Cliff is a inscriptional typeface inspired by Chinese calligraphy. An experiment based on some of my prvevious explorations between Latin and Chinese characters, it is based on the Wei regular script calligraphy from around 5th century CE, especially the Northern Wei Empire. The script is characterized by robust form, heavy weight, rather wide proportions, and sharp corners and points. Most existing examples of this script are inscriptions on stelae, tombstones, statues, and cliffs.

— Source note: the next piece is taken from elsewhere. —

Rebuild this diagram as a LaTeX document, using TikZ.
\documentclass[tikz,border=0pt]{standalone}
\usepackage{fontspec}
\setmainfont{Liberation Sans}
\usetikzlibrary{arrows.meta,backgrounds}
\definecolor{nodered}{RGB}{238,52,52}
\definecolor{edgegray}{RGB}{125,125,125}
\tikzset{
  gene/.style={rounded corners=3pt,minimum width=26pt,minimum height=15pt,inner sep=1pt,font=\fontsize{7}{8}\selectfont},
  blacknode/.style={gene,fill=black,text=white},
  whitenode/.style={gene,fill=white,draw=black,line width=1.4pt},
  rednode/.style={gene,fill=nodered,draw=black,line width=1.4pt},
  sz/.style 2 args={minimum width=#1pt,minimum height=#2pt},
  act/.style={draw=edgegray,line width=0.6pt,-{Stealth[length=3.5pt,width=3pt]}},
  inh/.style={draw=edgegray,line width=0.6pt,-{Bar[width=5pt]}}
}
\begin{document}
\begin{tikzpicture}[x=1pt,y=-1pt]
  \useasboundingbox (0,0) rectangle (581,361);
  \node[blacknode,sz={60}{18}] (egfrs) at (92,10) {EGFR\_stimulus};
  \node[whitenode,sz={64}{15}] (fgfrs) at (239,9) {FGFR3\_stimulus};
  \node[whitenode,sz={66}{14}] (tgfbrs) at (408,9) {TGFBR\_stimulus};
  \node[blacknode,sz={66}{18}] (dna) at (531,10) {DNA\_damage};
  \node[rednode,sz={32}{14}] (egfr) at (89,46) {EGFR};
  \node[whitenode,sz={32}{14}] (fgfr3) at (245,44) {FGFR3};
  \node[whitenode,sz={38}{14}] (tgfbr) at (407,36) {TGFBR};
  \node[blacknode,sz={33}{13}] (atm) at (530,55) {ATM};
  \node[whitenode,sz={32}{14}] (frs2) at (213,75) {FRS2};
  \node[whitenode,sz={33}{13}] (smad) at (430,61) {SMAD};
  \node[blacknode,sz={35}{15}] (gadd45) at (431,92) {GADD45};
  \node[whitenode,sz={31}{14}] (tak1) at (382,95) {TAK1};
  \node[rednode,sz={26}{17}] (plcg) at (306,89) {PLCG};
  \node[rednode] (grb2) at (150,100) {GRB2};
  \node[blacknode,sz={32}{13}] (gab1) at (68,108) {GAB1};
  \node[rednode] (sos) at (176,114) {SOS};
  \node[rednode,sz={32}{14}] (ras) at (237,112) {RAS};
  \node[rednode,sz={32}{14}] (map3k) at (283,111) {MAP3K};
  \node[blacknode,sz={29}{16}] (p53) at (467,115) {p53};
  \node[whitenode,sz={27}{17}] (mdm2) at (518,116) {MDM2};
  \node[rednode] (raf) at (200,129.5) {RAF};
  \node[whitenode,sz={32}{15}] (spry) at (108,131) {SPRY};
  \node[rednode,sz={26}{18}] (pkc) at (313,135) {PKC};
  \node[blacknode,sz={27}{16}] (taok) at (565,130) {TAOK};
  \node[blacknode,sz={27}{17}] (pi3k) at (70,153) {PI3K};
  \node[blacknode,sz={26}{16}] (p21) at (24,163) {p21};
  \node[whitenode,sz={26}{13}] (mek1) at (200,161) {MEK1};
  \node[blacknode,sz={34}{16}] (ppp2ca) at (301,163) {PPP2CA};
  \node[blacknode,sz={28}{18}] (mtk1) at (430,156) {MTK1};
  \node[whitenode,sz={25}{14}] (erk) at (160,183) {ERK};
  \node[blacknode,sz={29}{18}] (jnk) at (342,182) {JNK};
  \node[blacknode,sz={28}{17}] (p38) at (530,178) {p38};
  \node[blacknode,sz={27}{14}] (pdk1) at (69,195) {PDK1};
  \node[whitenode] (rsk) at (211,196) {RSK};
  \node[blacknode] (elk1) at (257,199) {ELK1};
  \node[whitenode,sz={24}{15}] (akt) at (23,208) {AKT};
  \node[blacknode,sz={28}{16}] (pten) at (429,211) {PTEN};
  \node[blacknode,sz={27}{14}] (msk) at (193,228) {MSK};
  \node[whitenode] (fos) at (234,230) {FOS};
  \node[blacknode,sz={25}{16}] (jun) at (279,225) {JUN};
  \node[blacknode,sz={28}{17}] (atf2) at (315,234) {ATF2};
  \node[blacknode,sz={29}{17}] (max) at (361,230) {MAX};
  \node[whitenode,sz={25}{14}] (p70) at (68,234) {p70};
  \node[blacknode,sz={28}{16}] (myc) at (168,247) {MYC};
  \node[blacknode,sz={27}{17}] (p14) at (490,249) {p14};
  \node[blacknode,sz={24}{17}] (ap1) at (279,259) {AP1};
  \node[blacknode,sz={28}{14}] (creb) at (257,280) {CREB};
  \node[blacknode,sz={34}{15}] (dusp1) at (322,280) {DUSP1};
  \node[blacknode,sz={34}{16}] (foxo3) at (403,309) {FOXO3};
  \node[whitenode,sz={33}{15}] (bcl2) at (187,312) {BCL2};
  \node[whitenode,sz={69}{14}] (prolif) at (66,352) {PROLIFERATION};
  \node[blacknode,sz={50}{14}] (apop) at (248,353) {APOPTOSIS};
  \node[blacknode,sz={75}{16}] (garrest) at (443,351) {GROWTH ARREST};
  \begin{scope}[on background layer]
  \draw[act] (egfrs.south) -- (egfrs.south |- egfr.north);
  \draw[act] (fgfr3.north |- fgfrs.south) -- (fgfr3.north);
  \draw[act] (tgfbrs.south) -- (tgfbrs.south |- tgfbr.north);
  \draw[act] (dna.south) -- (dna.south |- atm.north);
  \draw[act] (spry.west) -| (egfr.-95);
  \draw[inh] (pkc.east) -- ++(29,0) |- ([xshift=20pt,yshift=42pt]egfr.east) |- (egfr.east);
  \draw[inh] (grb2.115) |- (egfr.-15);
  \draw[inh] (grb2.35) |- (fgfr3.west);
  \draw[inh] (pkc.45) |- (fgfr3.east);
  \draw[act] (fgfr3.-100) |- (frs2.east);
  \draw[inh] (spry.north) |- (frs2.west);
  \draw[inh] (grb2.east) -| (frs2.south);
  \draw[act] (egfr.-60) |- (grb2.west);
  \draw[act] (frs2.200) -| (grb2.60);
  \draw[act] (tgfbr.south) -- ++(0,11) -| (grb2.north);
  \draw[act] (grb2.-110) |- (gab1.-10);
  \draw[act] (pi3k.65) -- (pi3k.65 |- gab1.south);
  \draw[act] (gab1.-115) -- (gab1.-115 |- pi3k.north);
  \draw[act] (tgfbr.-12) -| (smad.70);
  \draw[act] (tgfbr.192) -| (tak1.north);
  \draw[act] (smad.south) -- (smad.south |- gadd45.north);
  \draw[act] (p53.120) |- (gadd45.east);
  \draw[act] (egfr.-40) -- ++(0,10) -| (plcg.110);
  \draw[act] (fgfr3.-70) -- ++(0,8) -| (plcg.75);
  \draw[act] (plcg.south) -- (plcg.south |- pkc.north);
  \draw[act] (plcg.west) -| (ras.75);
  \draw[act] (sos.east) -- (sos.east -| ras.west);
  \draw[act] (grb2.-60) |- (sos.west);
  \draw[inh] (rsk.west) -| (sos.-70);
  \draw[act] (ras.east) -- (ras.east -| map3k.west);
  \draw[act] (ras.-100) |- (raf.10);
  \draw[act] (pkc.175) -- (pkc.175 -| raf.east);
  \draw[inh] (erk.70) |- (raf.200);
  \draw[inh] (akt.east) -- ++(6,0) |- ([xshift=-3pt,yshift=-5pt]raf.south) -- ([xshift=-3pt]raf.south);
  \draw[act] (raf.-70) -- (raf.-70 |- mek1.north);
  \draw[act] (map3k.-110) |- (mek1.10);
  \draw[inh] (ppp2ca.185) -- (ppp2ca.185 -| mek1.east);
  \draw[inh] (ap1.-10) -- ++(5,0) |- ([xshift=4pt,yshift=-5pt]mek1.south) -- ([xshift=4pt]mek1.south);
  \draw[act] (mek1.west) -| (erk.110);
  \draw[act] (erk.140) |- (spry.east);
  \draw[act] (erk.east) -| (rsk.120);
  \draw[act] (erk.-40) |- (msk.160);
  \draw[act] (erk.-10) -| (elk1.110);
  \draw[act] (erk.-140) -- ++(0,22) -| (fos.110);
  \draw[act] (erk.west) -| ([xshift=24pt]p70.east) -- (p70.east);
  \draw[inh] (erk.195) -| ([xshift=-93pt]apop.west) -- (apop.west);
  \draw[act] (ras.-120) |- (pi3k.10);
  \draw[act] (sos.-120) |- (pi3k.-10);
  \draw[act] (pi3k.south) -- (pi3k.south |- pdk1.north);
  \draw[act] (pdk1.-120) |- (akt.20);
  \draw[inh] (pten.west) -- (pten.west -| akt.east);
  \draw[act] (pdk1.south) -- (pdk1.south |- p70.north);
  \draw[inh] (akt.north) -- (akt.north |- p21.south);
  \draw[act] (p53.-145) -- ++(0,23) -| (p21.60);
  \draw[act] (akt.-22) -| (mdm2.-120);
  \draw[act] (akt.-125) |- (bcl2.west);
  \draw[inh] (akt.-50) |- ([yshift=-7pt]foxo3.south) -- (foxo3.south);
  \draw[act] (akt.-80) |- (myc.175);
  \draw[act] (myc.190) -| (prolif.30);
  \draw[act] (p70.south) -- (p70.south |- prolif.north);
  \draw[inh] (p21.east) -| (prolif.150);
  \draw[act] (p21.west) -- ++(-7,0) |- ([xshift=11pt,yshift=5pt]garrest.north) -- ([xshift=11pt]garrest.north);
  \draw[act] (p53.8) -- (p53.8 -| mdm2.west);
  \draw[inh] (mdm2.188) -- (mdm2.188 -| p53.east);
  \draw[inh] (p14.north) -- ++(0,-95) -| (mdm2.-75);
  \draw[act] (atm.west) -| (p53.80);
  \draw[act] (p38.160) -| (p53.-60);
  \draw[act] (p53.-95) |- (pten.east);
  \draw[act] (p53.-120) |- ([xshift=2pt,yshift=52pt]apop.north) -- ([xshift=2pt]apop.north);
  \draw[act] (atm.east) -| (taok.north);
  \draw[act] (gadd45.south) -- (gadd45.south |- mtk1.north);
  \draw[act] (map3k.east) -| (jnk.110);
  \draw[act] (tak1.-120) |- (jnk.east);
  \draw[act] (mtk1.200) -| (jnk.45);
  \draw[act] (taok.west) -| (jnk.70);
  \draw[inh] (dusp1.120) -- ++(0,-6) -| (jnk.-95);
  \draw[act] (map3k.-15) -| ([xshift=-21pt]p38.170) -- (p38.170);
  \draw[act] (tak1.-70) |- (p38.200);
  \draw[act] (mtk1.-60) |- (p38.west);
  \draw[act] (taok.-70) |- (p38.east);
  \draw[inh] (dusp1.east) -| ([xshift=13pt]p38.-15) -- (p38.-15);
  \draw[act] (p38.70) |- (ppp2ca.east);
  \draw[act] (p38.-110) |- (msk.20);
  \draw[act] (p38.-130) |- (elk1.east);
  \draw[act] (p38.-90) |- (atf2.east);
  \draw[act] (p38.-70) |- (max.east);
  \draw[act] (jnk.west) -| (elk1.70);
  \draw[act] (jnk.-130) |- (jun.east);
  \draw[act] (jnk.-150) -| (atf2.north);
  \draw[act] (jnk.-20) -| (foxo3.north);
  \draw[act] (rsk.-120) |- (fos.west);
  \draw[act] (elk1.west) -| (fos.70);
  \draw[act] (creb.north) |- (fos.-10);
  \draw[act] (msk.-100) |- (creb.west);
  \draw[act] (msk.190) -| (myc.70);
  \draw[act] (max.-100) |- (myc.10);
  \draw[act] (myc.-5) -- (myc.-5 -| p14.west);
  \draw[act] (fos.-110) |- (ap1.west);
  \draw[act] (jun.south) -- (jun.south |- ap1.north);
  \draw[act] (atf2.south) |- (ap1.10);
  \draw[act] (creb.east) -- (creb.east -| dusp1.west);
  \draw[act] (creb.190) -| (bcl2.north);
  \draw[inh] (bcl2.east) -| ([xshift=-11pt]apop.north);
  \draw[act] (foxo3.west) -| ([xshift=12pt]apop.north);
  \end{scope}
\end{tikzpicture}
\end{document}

The goal was to design a legible Latin typeface, with a touch of Chinese calligraphy, without turning it into an idiosyncratic novelty font. Both Chinese calligraphy and Roman inscriptional typefaces were studied and instead of directly using strokes from Chinese characters, the latin letters are reimagined to be written with a Chinese pointed brush, combined with characteristics of the script, such as the overall texture and the contrast between sharp points and curves.

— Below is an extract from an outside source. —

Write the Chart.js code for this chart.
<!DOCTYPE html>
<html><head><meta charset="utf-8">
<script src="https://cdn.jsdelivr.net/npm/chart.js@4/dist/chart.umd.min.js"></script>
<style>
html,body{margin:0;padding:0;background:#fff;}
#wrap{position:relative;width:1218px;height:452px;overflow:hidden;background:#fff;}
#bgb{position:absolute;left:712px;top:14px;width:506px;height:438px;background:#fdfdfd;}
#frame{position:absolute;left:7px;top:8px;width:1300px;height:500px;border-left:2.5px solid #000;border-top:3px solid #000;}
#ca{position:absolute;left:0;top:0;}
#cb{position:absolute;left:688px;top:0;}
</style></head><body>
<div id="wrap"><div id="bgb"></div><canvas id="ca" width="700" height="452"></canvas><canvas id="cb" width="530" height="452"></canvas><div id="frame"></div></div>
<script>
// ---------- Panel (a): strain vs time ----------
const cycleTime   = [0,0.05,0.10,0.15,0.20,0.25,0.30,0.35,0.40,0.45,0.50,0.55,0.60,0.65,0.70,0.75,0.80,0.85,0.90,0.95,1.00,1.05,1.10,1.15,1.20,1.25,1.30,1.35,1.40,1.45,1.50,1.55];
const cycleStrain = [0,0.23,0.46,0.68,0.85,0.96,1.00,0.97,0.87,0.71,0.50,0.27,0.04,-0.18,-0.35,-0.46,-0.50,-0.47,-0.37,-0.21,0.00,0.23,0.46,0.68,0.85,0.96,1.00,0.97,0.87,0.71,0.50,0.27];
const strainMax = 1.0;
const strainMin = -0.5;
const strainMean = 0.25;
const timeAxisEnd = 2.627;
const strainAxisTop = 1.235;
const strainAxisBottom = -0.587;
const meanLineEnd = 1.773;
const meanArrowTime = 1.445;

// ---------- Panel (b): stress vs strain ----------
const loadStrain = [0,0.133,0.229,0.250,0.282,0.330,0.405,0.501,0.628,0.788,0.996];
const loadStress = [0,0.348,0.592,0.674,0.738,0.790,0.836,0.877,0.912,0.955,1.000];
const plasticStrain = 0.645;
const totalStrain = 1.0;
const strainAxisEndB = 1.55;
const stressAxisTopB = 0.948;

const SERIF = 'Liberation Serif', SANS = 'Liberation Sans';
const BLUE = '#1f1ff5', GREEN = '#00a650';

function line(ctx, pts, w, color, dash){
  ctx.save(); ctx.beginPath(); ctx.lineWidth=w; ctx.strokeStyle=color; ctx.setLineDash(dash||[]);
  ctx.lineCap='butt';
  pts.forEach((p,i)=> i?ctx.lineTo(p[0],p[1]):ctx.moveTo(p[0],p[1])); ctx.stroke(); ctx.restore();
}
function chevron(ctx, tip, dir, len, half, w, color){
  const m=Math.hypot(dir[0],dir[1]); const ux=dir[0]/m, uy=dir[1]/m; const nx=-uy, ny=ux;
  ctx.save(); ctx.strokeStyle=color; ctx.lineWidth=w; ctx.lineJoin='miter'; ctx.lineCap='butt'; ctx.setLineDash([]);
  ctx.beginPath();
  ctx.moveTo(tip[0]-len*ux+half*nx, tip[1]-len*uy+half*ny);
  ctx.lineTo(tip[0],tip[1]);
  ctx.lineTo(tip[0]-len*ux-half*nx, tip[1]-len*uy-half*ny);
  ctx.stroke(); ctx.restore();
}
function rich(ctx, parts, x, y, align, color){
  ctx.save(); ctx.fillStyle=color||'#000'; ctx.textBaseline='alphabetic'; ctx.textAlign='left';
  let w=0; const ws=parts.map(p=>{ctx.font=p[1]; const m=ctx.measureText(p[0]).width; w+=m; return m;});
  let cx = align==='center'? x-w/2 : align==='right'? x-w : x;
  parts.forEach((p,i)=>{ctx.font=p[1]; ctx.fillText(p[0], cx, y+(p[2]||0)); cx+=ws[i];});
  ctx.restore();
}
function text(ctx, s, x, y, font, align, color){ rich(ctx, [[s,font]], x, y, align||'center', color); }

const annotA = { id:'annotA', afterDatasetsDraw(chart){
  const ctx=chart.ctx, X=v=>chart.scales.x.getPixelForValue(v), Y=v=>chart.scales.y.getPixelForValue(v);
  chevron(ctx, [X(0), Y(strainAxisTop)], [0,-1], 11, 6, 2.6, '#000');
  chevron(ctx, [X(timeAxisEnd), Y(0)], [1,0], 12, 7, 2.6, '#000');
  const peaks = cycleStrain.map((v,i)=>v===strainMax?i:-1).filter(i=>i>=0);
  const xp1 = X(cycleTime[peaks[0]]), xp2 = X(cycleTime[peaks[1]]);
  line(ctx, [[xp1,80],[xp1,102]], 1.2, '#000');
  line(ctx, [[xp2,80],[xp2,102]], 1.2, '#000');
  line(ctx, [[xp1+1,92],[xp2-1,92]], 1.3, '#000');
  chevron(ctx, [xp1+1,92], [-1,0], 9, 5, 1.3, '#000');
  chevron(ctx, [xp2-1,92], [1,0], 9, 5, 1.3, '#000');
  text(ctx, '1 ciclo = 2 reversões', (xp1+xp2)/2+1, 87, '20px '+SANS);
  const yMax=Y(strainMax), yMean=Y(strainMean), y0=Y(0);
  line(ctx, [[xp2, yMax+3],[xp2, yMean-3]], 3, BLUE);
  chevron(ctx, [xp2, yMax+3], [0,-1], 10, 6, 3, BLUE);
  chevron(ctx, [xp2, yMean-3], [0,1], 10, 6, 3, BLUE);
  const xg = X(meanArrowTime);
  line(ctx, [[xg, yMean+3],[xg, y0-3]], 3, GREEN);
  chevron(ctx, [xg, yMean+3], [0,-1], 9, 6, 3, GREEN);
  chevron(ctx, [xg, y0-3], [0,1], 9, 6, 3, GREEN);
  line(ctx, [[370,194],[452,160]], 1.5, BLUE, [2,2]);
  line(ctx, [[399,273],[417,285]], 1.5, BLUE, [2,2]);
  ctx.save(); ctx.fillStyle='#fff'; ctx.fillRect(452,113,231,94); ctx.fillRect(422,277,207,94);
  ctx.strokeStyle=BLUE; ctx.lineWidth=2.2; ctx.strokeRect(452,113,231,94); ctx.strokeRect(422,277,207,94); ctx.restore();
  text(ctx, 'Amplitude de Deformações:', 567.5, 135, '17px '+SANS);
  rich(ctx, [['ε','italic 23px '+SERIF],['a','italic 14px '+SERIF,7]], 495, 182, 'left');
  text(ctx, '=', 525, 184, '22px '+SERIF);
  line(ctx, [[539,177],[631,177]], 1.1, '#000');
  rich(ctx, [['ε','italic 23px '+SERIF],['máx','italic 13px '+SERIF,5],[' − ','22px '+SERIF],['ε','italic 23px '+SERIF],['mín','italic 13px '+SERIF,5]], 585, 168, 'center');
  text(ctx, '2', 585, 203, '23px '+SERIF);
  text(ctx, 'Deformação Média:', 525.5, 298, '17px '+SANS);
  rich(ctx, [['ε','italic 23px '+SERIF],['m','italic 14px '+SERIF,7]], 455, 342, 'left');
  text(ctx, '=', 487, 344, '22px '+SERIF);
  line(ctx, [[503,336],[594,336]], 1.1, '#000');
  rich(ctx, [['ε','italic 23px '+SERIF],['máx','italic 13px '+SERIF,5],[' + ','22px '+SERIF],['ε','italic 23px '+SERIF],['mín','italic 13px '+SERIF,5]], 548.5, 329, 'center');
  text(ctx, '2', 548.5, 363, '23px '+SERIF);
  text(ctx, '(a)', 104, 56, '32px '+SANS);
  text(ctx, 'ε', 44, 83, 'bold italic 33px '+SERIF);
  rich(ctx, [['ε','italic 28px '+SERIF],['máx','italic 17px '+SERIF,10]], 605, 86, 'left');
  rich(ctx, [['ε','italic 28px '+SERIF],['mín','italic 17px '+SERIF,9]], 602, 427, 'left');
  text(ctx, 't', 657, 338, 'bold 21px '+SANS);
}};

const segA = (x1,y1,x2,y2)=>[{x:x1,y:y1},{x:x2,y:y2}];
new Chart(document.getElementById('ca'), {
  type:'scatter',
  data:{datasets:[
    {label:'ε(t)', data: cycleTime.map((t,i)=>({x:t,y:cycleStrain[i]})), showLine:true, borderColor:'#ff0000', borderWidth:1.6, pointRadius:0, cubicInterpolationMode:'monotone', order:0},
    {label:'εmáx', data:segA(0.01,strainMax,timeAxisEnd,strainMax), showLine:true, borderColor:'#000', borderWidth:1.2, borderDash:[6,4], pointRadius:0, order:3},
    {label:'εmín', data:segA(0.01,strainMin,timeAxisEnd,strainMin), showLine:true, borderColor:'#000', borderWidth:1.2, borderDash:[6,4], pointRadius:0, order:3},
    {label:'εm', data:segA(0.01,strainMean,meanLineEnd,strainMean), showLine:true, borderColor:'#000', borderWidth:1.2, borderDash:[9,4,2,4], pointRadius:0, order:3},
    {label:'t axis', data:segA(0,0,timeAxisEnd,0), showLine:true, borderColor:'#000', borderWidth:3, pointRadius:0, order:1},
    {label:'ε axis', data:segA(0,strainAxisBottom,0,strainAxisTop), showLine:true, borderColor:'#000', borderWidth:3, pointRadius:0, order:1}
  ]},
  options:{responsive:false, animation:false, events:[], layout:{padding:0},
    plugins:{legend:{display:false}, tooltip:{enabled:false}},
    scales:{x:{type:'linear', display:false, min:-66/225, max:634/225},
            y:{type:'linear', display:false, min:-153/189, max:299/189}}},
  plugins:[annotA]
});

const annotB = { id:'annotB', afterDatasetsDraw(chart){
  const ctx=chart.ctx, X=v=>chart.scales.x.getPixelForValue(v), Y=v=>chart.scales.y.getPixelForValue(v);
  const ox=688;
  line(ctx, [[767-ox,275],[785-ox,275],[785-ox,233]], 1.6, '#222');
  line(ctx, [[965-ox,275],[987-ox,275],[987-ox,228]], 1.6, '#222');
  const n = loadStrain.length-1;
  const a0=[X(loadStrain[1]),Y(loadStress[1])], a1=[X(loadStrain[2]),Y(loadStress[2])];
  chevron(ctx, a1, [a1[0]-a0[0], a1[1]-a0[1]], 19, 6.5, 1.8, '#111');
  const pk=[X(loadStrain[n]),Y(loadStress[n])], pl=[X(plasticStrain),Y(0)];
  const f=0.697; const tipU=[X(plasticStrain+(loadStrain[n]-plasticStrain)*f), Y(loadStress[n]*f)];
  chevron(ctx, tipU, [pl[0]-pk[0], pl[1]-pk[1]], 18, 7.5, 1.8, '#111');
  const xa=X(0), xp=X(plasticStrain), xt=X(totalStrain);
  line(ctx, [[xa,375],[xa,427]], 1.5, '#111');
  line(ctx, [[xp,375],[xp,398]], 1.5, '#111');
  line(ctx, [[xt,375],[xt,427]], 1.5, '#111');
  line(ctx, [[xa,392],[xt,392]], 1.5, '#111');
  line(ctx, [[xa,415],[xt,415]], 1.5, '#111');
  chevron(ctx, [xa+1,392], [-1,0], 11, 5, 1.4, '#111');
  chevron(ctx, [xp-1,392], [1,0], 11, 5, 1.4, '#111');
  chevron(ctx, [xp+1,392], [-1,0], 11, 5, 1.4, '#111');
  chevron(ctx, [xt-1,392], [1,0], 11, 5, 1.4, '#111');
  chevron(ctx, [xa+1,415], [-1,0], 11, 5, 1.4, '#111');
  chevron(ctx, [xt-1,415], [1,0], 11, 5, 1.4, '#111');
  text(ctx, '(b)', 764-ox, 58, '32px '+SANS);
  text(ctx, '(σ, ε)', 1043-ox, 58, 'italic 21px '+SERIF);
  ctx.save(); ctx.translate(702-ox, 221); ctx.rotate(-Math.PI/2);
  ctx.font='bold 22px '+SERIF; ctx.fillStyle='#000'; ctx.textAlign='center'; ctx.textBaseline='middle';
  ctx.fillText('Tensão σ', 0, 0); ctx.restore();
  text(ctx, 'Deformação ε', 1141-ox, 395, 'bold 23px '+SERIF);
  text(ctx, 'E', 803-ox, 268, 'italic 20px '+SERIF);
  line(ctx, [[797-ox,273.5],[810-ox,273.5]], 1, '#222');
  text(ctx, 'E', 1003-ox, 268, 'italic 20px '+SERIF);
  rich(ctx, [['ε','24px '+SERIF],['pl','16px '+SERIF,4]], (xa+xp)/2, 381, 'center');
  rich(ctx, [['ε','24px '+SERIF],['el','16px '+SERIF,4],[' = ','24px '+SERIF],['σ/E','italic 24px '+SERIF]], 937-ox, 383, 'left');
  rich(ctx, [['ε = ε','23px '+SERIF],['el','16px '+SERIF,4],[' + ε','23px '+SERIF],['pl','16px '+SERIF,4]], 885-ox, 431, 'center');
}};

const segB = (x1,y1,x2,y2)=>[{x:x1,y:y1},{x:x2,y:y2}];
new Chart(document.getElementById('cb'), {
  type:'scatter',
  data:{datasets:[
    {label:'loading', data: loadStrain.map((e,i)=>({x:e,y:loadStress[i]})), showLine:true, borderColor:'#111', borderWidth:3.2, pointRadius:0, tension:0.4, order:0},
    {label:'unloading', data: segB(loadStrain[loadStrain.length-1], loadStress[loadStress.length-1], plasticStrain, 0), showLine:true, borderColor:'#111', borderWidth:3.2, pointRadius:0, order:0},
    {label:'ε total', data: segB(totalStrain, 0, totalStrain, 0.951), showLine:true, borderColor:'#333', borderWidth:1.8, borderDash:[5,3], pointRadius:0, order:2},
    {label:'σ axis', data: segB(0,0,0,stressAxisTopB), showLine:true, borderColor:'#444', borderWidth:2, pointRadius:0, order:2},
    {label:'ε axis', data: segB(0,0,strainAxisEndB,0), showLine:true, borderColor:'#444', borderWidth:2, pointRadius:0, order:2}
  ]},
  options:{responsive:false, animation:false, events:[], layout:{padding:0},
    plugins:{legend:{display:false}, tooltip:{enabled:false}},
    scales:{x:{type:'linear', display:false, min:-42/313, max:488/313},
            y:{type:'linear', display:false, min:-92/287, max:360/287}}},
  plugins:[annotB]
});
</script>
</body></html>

The Wei regular script also shares a similar backstory to the Roman capitals of the Trajan’s Column, which helps bridge the two languages together in a certain way. There have been discussions on whether the sharp points of the characters were written with a brush or carved by the stoneworker. Currently most believe they were written by the calligrapher with a brush, although some say that it might have been a technique that has been lost.
The typeface is still a work in progress, currently containing a regular and a bold weight, while being expanded to more.